● Exercise goal
Go through the listing and pick out each line with the word "that" in it.

● Recorded information
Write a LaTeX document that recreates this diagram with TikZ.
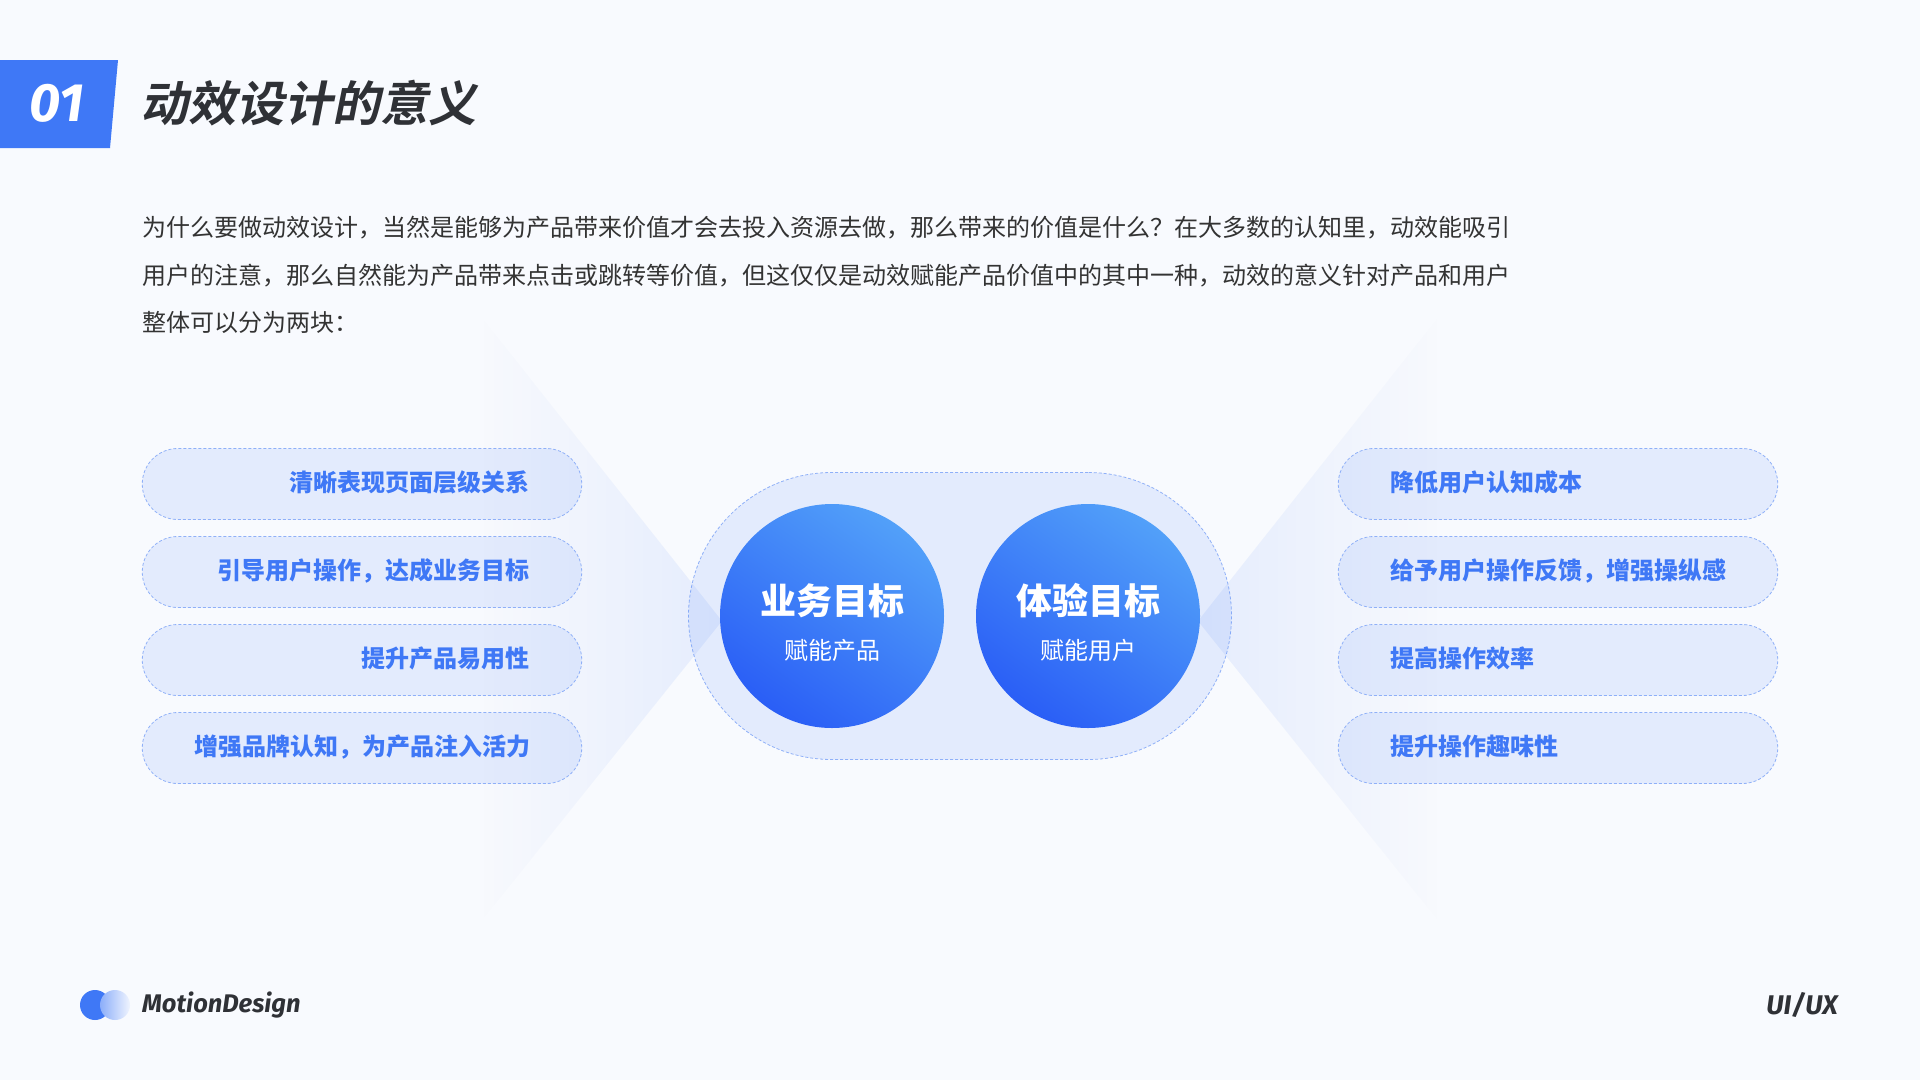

--

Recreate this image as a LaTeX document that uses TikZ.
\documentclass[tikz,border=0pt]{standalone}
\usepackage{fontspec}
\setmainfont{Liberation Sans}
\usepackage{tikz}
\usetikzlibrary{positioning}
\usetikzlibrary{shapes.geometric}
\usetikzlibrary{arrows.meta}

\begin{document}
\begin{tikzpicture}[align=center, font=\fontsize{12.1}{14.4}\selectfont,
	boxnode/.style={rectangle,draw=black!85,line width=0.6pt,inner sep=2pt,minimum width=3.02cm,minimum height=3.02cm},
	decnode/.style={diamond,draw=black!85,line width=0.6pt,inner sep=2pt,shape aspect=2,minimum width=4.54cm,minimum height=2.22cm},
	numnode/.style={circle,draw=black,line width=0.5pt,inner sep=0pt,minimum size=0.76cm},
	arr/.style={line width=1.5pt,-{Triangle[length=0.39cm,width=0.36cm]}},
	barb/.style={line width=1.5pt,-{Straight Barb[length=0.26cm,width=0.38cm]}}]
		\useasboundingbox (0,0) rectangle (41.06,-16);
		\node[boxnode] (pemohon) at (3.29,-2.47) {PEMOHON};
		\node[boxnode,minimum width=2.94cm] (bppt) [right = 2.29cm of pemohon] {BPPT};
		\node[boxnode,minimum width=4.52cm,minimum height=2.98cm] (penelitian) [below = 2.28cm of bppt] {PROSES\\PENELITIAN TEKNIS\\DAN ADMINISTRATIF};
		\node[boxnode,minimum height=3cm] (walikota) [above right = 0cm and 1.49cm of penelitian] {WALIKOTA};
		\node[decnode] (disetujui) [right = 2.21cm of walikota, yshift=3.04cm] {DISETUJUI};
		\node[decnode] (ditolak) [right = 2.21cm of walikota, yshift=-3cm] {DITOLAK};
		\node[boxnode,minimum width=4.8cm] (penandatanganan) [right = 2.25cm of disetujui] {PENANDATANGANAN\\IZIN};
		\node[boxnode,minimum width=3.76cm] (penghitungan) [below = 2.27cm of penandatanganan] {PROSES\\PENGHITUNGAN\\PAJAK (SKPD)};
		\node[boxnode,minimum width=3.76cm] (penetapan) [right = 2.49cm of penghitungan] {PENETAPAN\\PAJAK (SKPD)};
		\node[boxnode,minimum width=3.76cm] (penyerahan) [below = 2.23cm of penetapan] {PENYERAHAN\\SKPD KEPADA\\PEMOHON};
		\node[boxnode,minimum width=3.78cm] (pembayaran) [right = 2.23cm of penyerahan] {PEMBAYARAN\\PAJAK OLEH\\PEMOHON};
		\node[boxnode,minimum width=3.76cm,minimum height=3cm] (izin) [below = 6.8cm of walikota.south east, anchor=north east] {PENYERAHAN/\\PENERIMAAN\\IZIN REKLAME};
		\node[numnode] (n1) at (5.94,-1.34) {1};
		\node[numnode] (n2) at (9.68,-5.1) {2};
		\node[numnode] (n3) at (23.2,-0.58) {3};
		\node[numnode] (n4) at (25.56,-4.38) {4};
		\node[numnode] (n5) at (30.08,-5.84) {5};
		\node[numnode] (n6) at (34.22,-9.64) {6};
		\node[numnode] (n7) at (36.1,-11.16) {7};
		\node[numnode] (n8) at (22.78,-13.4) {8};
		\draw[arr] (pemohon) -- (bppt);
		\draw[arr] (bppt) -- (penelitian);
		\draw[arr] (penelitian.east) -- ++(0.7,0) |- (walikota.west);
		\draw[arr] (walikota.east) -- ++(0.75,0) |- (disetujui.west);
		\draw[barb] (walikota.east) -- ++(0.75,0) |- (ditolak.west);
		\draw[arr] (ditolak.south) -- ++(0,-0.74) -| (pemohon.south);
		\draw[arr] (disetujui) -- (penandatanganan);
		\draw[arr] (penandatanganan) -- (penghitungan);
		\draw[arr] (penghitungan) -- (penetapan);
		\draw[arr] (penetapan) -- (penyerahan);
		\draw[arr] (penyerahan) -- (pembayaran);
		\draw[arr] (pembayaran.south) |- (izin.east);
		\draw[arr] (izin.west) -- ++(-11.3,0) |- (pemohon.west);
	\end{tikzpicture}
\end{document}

● Solution below
Write a LaTeX document that recreates this diagram with TikZ.
Recreate this image as a LaTeX document that uses TikZ.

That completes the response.